The loss of the price-sensitive segment of the market probably happened more quickly with the advent of reverse auctions, such as those conducted by Free Markets. “With information getting around faster through the Internet, they can blanket a whole segment of the economy with information quickly and efficiently. The effect is to speed up the process of price reductions faster than we ever anticipated,” Mr. Rosenkrands says.
With the economic shackles having been pulled off China in the last 20 years, the development of India’s economy and the boom of other developing nations, we’re going to face an inevitable eroding of our manufacturing here that will see some markets all but disappear, he adds.
As a result, precision machined products companies need to communicate with each other like they never have before, Mr.
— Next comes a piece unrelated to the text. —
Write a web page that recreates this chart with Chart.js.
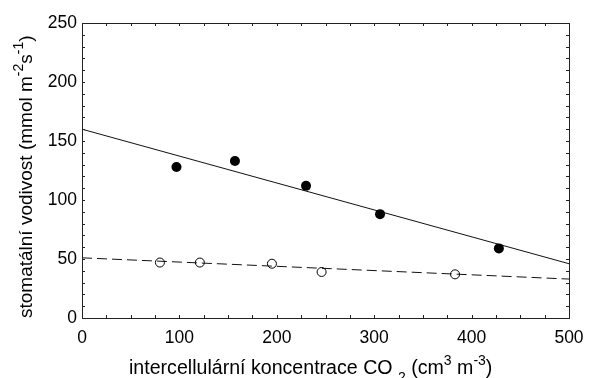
<!DOCTYPE html>
<html>
<head>
<meta charset="utf-8">
<script src="https://cdn.jsdelivr.net/npm/chart.js@4"></script>
<style>
  html, body { margin: 0; padding: 0; background: #fff; }
  #wrap { width: 589px; height: 378px; }
</style>
</head>
<body>
<div id="wrap"><canvas id="graf"></canvas></div>
<script>
// naměřené hodnoty
var ciPlne = [97, 157, 230, 306, 428];
var gsPlne = [128, 133, 112, 88, 59];
var ciPrazdne = [80, 121, 195, 246, 383];
var gsPrazdne = [47, 47, 46, 39, 37];

// regresní přímky (koncové body na okrajích osy x)
var ciPrimka = [0, 500];
var gsPrimkaPlne = [160, 46];
var gsPrimkaPrazdne = [51, 33];

var xTicks = [0, 100, 200, 300, 400, 500];
var yTicks = [0, 50, 100, 150, 200, 250];

function body(xs, ys) {
    return xs.map(function (x, i) { return { x: x, y: ys[i] }; });
}

var pismo = '"Liberation Sans", Arial, sans-serif';

// text s horními / dolními indexy: [text, posun] kde posun -1 = horní, 1 = dolní
function kresliText(ctx, casti, x, y, vel) {
    casti.forEach(function (c) {
        var s = c[1] ? Math.round(vel * 0.72) : vel;
        ctx.font = s + 'px ' + pismo;
        var dy = c[1] === -1 ? -vel * 0.48 : (c[1] === 1 ? vel * 0.4 : 0);
        ctx.fillText(c[0], x, y + dy);
        x += ctx.measureText(c[0]).width;
    });
}

var ramecek = {
    id: 'ramecek',
    afterDraw: function (chart) {
        var ctx = chart.ctx;
        var a = chart.chartArea;
        var sx = chart.scales.x, sy = chart.scales.y;
        ctx.save();
        ctx.strokeStyle = '#222';
        ctx.lineWidth = 1;
        ctx.strokeRect(Math.round(a.left) + 0.5, Math.round(a.top) + 0.5,
            Math.round(a.right - a.left), Math.round(a.bottom - a.top));
        ctx.beginPath();
        // vedlejší značky dovnitř na všech stranách
        for (var v = 0; v <= 500; v += 25) {
            var px = Math.round(sx.getPixelForValue(v)) + 0.5;
            ctx.moveTo(px, a.bottom); ctx.lineTo(px, a.bottom - 3);
            ctx.moveTo(px, a.top); ctx.lineTo(px, a.top + 3);
        }
        for (var w = 0; w <= 250; w += 10) {
            var py = Math.round(sy.getPixelForValue(w)) + 0.5;
            ctx.moveTo(a.left, py); ctx.lineTo(a.left + 3, py);
            ctx.moveTo(a.right, py); ctx.lineTo(a.right - 3, py);
        }
        ctx.stroke();

        ctx.fillStyle = '#000';
        ctx.textBaseline = 'alphabetic';
        ctx.textAlign = 'left';
        kresliText(ctx, [['intercellulární koncentrace CO ', 0], ['2', 1], [' (cm', 0], ['3', -1], [' m', 0], ['-3', -1], [')', 0]], 129, 374, 19.6);

        ctx.translate(32, 318);
        ctx.rotate(-Math.PI / 2);
        kresliText(ctx, [['stomatální vodivost (mmol m', 0], ['-2', -1], ['s', 0], ['-1', -1], [')', 0]], 0, 0, 19);
        ctx.restore();
    }
};

// pevná plocha grafu bez okrajů pro popisky
function bezOkraju(s) {
    s.paddingLeft = 0; s.paddingRight = 0;
    s.paddingTop = 0; s.paddingBottom = 0;
}

var ctx = document.getElementById('graf').getContext('2d');
var graf = new Chart(ctx, {
    type: 'scatter',
    data: {
        datasets: [{
            data: body(ciPlne, gsPlne),
            pointRadius: 5,
            pointBackgroundColor: '#000',
            pointBorderColor: '#000',
            pointBorderWidth: 0
        }, {
            data: body(ciPrazdne, gsPrazdne),
            pointRadius: 4.5,
            pointBackgroundColor: 'rgba(0,0,0,0)',
            pointBorderColor: '#000',
            pointBorderWidth: 1
        }, {
            data: body(ciPrimka, gsPrimkaPlne),
            showLine: true,
            borderColor: '#111',
            borderWidth: 1,
            pointRadius: 0
        }, {
            data: body(ciPrimka, gsPrimkaPrazdne),
            showLine: true,
            borderColor: '#111',
            borderWidth: 1,
            borderDash: [10, 5],
            pointRadius: 0
        }]
    },
    options: {
        responsive: true,
        maintainAspectRatio: false,
        animation: false,
        layout: { padding: { top: 23, right: 20, left: 0, bottom: 0 } },
        plugins: { legend: { display: false }, tooltip: { enabled: false } },
        scales: {
            x: {
                type: 'linear', min: 0, max: 500,
                afterBuildTicks: function (s) { s.ticks = xTicks.map(function (v) { return { value: v }; }); },
                afterFit: function (s) { s.height = 60; bezOkraju(s); },
                grid: { display: false, drawTicks: false },
                border: { display: false },
                ticks: { color: '#000', padding: 10, maxRotation: 0, font: { size: 17.5, family: pismo } }
            },
            y: {
                type: 'linear', min: 0, max: 250,
                afterBuildTicks: function (s) { s.ticks = yTicks.map(function (v) { return { value: v }; }); },
                afterFit: function (s) { s.width = 82; bezOkraju(s); },
                grid: { display: false, drawTicks: false },
                border: { display: false },
                ticks: { color: '#000', padding: 5, font: { size: 17.5, family: pismo } }
            }
        }
    },
    plugins: [ramecek]
});
</script>
</body>
</html>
Rosenkrands says. That means executives of non-PMPA companies should strongly consider membership in the organization to take advantage of its networking capabilities and the information it has to offer.
“People need to communicate with each other on where to go next and where not to go next, which is probably more important. Where to go in the marketplace is wide open,” Mr. Rosenkrands says. “My hope is companies that become members will gain an advantage over non-members through member services and networking, and that the membership will, as a result, help guide them to invest in the right direction, find niches and stay away from places where they can become a victim. If industry in North America has to lose companies to foreign competition, it’s my goal to have them be non-members.”